_What to produce_
Nothing after the line with "Homeless Outreach Team</text>" belongs in the copy; extract the lines below from the top through that line, pictures left out.

_Data_
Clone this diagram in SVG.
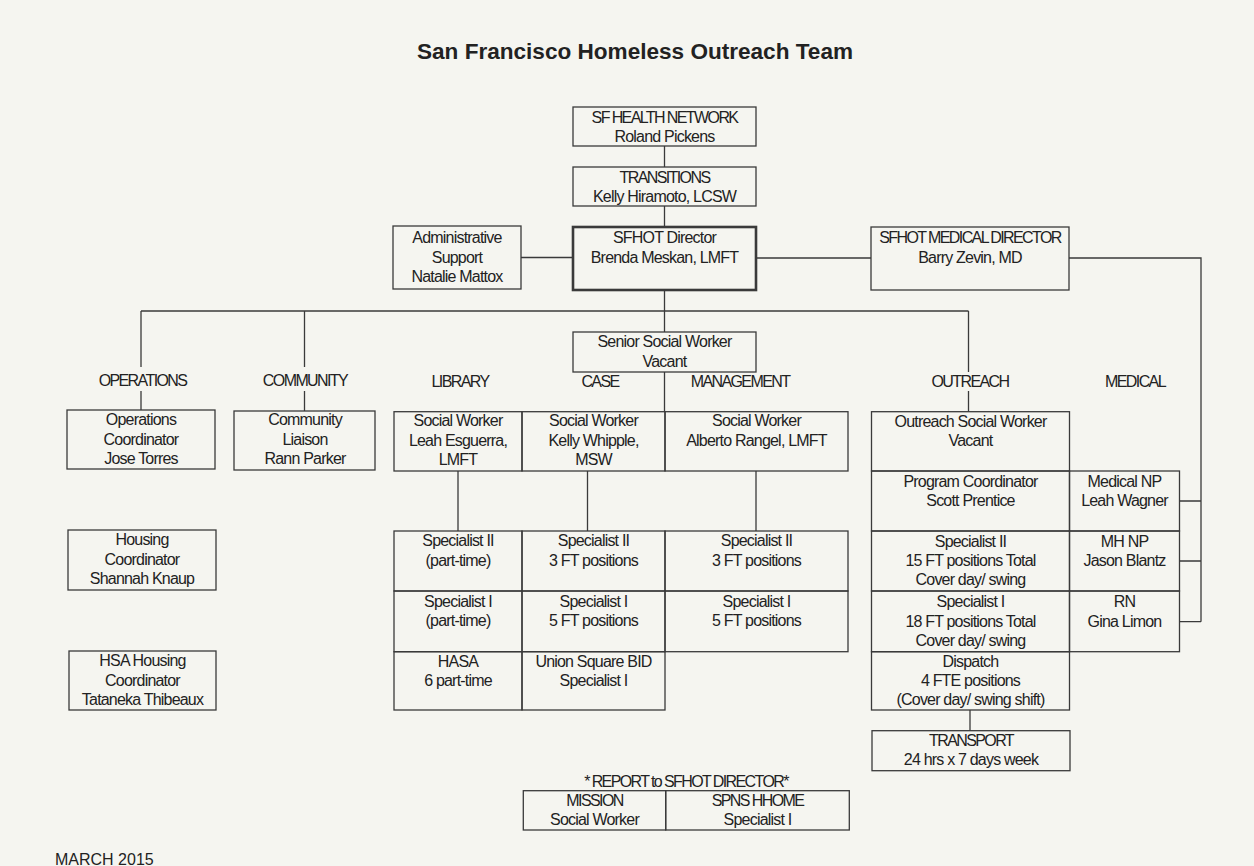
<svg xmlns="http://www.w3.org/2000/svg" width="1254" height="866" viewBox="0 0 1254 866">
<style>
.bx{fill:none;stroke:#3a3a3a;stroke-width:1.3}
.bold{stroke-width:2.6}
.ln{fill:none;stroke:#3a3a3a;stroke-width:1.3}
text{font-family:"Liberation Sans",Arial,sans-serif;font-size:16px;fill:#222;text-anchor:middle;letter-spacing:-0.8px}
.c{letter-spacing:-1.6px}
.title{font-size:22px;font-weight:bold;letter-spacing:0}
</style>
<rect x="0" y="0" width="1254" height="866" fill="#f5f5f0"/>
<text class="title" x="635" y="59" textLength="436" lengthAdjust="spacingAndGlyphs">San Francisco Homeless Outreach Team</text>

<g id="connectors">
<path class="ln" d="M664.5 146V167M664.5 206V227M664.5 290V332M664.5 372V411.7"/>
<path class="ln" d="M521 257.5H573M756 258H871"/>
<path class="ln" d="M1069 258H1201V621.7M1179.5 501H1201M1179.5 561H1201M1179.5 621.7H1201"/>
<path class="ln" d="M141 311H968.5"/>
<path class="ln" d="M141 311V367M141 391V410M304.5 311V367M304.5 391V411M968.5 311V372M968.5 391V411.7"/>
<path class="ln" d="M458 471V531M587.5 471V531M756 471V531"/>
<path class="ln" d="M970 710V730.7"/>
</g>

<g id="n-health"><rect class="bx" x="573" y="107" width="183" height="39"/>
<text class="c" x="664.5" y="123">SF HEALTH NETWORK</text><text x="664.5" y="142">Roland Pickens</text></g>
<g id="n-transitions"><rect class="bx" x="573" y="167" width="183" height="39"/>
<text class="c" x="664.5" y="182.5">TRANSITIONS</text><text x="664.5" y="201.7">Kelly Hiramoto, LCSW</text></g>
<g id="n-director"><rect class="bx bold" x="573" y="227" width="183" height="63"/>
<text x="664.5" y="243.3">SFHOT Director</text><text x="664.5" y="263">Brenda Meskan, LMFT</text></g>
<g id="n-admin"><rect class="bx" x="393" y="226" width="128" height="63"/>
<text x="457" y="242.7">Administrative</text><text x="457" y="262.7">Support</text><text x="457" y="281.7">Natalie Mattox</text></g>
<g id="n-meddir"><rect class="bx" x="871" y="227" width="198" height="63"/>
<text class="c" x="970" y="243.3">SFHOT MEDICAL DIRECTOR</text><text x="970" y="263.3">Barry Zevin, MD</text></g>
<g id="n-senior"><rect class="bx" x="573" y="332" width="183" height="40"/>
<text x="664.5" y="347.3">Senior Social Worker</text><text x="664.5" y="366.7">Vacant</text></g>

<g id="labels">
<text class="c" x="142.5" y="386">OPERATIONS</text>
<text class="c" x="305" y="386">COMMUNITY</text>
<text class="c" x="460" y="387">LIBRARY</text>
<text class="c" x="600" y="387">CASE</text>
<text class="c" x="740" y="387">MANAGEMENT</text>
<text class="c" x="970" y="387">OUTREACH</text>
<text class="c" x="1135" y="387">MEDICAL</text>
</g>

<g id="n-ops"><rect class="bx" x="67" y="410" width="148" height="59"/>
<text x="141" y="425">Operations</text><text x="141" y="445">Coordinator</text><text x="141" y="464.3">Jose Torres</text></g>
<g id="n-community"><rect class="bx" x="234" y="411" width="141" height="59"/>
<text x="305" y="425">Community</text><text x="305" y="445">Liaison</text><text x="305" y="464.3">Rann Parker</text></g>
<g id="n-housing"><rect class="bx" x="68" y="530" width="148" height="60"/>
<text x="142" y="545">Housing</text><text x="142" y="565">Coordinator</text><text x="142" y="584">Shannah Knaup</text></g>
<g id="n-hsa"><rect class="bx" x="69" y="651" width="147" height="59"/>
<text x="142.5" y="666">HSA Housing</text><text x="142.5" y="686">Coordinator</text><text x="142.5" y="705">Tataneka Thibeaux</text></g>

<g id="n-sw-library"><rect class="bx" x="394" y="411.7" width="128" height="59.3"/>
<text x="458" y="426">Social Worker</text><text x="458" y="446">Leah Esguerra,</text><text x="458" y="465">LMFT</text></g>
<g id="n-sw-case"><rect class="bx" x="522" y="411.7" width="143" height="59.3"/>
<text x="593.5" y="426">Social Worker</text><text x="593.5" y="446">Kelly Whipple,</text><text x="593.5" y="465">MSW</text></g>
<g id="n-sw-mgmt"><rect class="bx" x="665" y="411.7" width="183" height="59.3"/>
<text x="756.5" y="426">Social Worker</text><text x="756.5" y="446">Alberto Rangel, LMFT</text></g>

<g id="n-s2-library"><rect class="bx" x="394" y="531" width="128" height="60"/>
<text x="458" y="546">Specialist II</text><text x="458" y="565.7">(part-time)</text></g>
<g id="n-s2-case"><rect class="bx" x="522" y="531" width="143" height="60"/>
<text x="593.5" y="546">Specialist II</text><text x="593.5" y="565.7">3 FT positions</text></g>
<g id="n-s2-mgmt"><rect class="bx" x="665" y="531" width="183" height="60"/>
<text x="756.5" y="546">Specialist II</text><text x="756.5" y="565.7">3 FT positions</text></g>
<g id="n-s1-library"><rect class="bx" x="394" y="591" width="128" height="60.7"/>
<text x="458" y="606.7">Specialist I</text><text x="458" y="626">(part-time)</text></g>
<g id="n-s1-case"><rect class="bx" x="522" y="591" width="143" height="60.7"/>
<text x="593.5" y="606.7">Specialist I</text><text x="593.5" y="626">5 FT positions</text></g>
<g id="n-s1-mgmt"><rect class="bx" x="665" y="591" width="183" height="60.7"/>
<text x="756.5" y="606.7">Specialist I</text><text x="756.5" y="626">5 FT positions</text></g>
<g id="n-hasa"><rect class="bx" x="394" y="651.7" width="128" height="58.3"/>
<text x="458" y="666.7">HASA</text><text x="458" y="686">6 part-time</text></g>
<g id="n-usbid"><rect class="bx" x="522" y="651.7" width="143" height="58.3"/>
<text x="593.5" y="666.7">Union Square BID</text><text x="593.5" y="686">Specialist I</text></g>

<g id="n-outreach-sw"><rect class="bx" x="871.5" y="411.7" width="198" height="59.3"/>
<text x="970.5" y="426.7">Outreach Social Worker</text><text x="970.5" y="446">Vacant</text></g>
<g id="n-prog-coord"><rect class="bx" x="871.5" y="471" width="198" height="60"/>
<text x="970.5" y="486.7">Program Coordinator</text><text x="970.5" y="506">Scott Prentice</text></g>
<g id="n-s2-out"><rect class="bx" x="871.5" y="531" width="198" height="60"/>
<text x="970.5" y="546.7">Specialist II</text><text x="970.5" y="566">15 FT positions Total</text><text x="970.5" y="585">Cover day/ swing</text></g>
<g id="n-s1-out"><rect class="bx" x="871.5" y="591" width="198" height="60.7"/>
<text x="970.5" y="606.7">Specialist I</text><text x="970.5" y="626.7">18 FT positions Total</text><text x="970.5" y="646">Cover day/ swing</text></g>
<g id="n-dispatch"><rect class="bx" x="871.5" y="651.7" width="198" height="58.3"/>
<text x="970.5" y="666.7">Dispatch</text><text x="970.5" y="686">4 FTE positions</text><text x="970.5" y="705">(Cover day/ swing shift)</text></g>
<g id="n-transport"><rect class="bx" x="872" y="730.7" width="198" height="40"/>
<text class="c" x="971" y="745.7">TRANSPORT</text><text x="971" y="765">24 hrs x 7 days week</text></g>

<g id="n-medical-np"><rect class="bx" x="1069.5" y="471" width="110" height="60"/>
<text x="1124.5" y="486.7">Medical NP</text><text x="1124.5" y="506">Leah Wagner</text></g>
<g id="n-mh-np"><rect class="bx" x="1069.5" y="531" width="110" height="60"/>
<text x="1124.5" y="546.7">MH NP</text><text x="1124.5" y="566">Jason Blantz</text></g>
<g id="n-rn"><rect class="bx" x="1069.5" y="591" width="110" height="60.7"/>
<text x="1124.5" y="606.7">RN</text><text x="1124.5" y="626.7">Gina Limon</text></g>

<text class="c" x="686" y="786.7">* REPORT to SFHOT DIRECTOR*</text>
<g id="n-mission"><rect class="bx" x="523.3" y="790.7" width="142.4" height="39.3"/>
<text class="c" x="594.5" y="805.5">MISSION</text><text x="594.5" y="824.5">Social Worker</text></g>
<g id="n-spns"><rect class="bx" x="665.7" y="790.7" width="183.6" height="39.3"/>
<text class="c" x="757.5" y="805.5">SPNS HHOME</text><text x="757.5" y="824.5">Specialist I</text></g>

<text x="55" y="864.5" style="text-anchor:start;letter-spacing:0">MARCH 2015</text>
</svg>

_Complete response_
Clone this diagram in SVG.
<svg xmlns="http://www.w3.org/2000/svg" width="1254" height="866" viewBox="0 0 1254 866">
<style>
.bx{fill:none;stroke:#3a3a3a;stroke-width:1.3}
.bold{stroke-width:2.6}
.ln{fill:none;stroke:#3a3a3a;stroke-width:1.3}
text{font-family:"Liberation Sans",Arial,sans-serif;font-size:16px;fill:#222;text-anchor:middle;letter-spacing:-0.8px}
.c{letter-spacing:-1.6px}
.title{font-size:22px;font-weight:bold;letter-spacing:0}
</style>
<rect x="0" y="0" width="1254" height="866" fill="#f5f5f0"/>
<text class="title" x="635" y="59" textLength="436" lengthAdjust="spacingAndGlyphs">San Francisco Homeless Outreach Team</text>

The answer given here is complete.